[Records from a collection]
■ ■ ■
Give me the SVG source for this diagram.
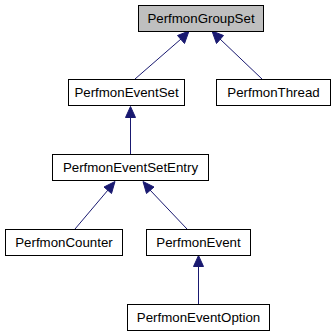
<svg xmlns="http://www.w3.org/2000/svg" width="334" height="336" viewBox="0 0 334 336">
  <style>
    .box { fill: #ffffff; stroke: #000000; stroke-width: 1; }
    .root { fill: #bfbfbf; }
    .lbl { font-family: "Liberation Sans", Arial, sans-serif; font-size: 13.3px; fill: #000000; text-anchor: middle; }
    .edge { stroke: #191970; stroke-width: 1; fill: none; }
    .head { fill: #191970; stroke: #191970; stroke-width: 1; }
  </style>
  <rect width="334" height="336" fill="#ffffff"/>

  <g id="edges">
    <!-- PerfmonEventSet -> PerfmonGroupSet -->
    <g>
      <line class="edge" x1="135" y1="79" x2="181" y2="39"/>
      <polygon class="head" points="189,31 177.5,35.5 184.5,43.5"/>
    </g>
    <!-- PerfmonThread -> PerfmonGroupSet -->
    <g>
      <line class="edge" x1="262" y1="79" x2="220" y2="39"/>
      <polygon class="head" points="212,31 216.5,43.5 223.5,35.5"/>
    </g>
    <!-- PerfmonEventSetEntry -> PerfmonEventSet -->
    <g>
      <line class="edge" x1="130.5" y1="154" x2="130.5" y2="117"/>
      <polygon class="head" points="130.5,106.5 125.5,117.5 135.5,117.5"/>
    </g>
    <!-- PerfmonCounter -> PerfmonEventSetEntry -->
    <g>
      <line class="edge" x1="75" y1="229" x2="108" y2="190"/>
      <polygon class="head" points="115,181.5 104,187 111.5,193.5"/>
    </g>
    <!-- PerfmonEvent -> PerfmonEventSetEntry -->
    <g>
      <line class="edge" x1="187" y1="229" x2="150" y2="190"/>
      <polygon class="head" points="143,181.5 146.5,193.5 154,187"/>
    </g>
    <!-- PerfmonEventOption -> PerfmonEvent -->
    <g>
      <line class="edge" x1="198.5" y1="304" x2="198.5" y2="266"/>
      <polygon class="head" points="198.5,255.5 193.5,266.5 203.5,266.5"/>
    </g>
  </g>

  <g id="PerfmonGroupSet">
    <rect class="box root" x="138.5" y="5.5" width="125" height="26"/>
    <text class="lbl" x="201" y="23">PerfmonGroupSet</text>
  </g>
  <g id="PerfmonEventSet">
    <rect class="box" x="68.5" y="79.5" width="116" height="26"/>
    <text class="lbl" x="126.5" y="97">PerfmonEventSet</text>
  </g>
  <g id="PerfmonThread">
    <rect class="box" x="216.5" y="79.5" width="114" height="26"/>
    <text class="lbl" x="273.5" y="97">PerfmonThread</text>
  </g>
  <g id="PerfmonEventSetEntry">
    <rect class="box" x="52.5" y="154.5" width="156" height="26"/>
    <text class="lbl" x="130.5" y="172">PerfmonEventSetEntry</text>
  </g>
  <g id="PerfmonCounter">
    <rect class="box" x="5.5" y="229.5" width="117" height="26"/>
    <text class="lbl" x="64" y="247">PerfmonCounter</text>
  </g>
  <g id="PerfmonEvent">
    <rect class="box" x="146.5" y="229.5" width="104" height="26"/>
    <text class="lbl" x="198.5" y="247">PerfmonEvent</text>
  </g>
  <g id="PerfmonEventOption">
    <rect class="box" x="127.5" y="304.5" width="142" height="26"/>
    <text class="lbl" x="198.5" y="322">PerfmonEventOption</text>
  </g>
</svg>
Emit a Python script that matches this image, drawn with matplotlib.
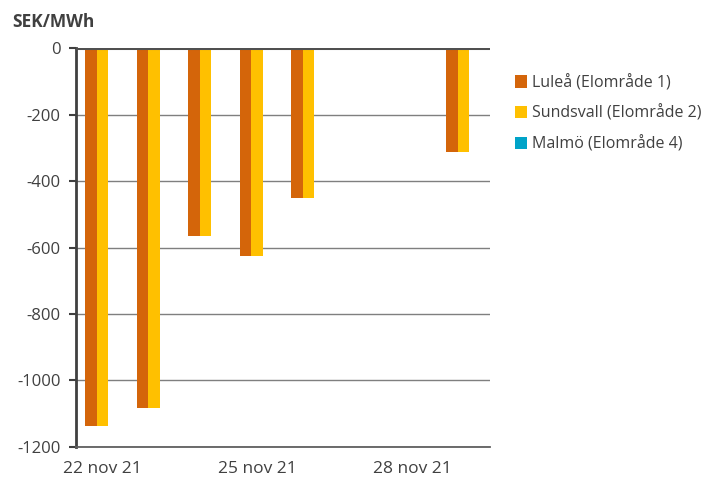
import numpy as np
import matplotlib.pyplot as plt

# Negative elpriser per elområde, nov 2021
dagar = ["22 nov 21", "23 nov 21", "24 nov 21", "25 nov 21",
         "26 nov 21", "27 nov 21", "28 nov 21", "29 nov 21"]
lulea = [-1137, -1082, -564, -625, -451, 0, 0, -313]
sundsvall = [-1137, -1082, -564, -625, -451, 0, 0, -313]
malmo = [0, 0, 0, 0, 0, 0, 0, 0]

serier = ["Luleå (Elområde 1)", "Sundsvall (Elområde 2)", "Malmö (Elområde 4)"]
farger = ["#D4650A", "#FFC000", "#00A3C8"]

plt.rcParams['font.family'] = ['Open Sans', 'DejaVu Sans']

fig = plt.figure(figsize=(7.1, 4.82), dpi=100)
ax = fig.add_axes([0.107, 0.073, 0.583, 0.827])

x = np.arange(len(dagar))
w = 0.223
for i, (vals, namn, f) in enumerate(zip([lulea, sundsvall, malmo], serier, farger)):
    ax.bar(x + (i - 1) * w, vals, width=w, color=f, label=namn, zorder=3)

ax.set_xlim(-0.51, len(dagar) - 0.49)
ax.set_ylim(-1200, 0)
ax.set_yticks(np.arange(-1200, 1, 200))
ax.set_yticklabels([str(v) for v in np.arange(-1200, 1, 200)])
ax.set_xticks(x[::3])
ax.set_xticklabels(dagar[::3])

ax.grid(axis='y', color='#7f7f7f', linewidth=1.0, zorder=0)
ax.axhline(0, color='#505050', linewidth=2.2, zorder=4)
ax.axhline(-1200, color='#606060', linewidth=1.3, zorder=4, clip_on=False)

for s in ['top', 'right', 'bottom']:
    ax.spines[s].set_visible(False)
ax.spines['left'].set_color('#404040')
ax.spines['left'].set_linewidth(2)
ax.tick_params(axis='y', length=5, width=1.5, color='#404040', labelsize=12,
               labelcolor='#404040', pad=6)
ax.tick_params(axis='x', length=0, labelsize=12.5, labelcolor='#404040', pad=10)

fig.text(0.017, 0.955, "SEK/MWh", fontsize=12.5, fontweight='bold',
         color='#404040', va='center')

ax.legend(loc='upper left', bbox_to_anchor=(1.025, 0.97), frameon=False,
          fontsize=11.5, labelcolor='#404040', handlelength=0.8, handleheight=0.8,
          handletextpad=0.3, labelspacing=0.9)

fig.savefig("out.png", dpi=100)
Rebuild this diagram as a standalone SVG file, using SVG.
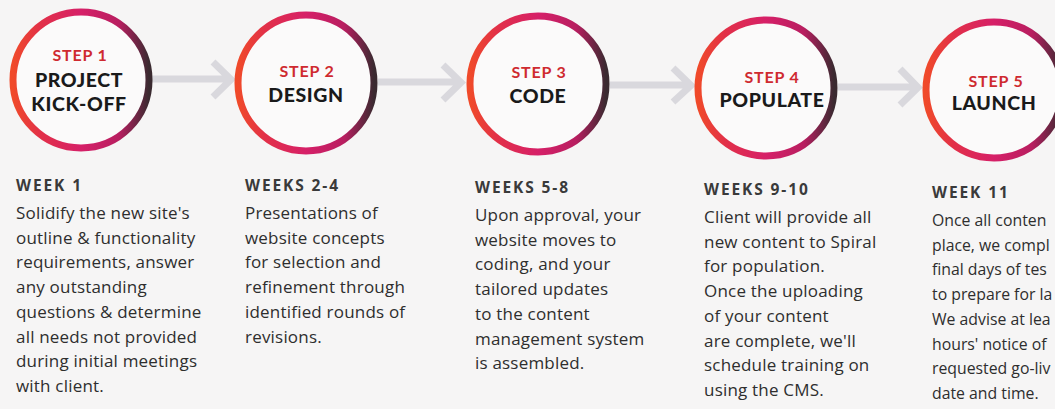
■ ■ ■
▶ _GOAL_
Repeat only the lines running from "Emit a Python" to "color='#404040', va='center')", ends included, and leave the pictures out.

▶ _ANSWER_
Emit a Python script that matches this image, drawn with matplotlib.
import numpy as np
import matplotlib.pyplot as plt

# Negative elpriser per elområde, nov 2021
dagar = ["22 nov 21", "23 nov 21", "24 nov 21", "25 nov 21",
         "26 nov 21", "27 nov 21", "28 nov 21", "29 nov 21"]
lulea = [-1137, -1082, -564, -625, -451, 0, 0, -313]
sundsvall = [-1137, -1082, -564, -625, -451, 0, 0, -313]
malmo = [0, 0, 0, 0, 0, 0, 0, 0]

serier = ["Luleå (Elområde 1)", "Sundsvall (Elområde 2)", "Malmö (Elområde 4)"]
farger = ["#D4650A", "#FFC000", "#00A3C8"]

plt.rcParams['font.family'] = ['Open Sans', 'DejaVu Sans']

fig = plt.figure(figsize=(7.1, 4.82), dpi=100)
ax = fig.add_axes([0.107, 0.073, 0.583, 0.827])

x = np.arange(len(dagar))
w = 0.223
for i, (vals, namn, f) in enumerate(zip([lulea, sundsvall, malmo], serier, farger)):
    ax.bar(x + (i - 1) * w, vals, width=w, color=f, label=namn, zorder=3)

ax.set_xlim(-0.51, len(dagar) - 0.49)
ax.set_ylim(-1200, 0)
ax.set_yticks(np.arange(-1200, 1, 200))
ax.set_yticklabels([str(v) for v in np.arange(-1200, 1, 200)])
ax.set_xticks(x[::3])
ax.set_xticklabels(dagar[::3])

ax.grid(axis='y', color='#7f7f7f', linewidth=1.0, zorder=0)
ax.axhline(0, color='#505050', linewidth=2.2, zorder=4)
ax.axhline(-1200, color='#606060', linewidth=1.3, zorder=4, clip_on=False)

for s in ['top', 'right', 'bottom']:
    ax.spines[s].set_visible(False)
ax.spines['left'].set_color('#404040')
ax.spines['left'].set_linewidth(2)
ax.tick_params(axis='y', length=5, width=1.5, color='#404040', labelsize=12,
               labelcolor='#404040', pad=6)
ax.tick_params(axis='x', length=0, labelsize=12.5, labelcolor='#404040', pad=10)

fig.text(0.017, 0.955, "SEK/MWh", fontsize=12.5, fontweight='bold',
         color='#404040', va='center')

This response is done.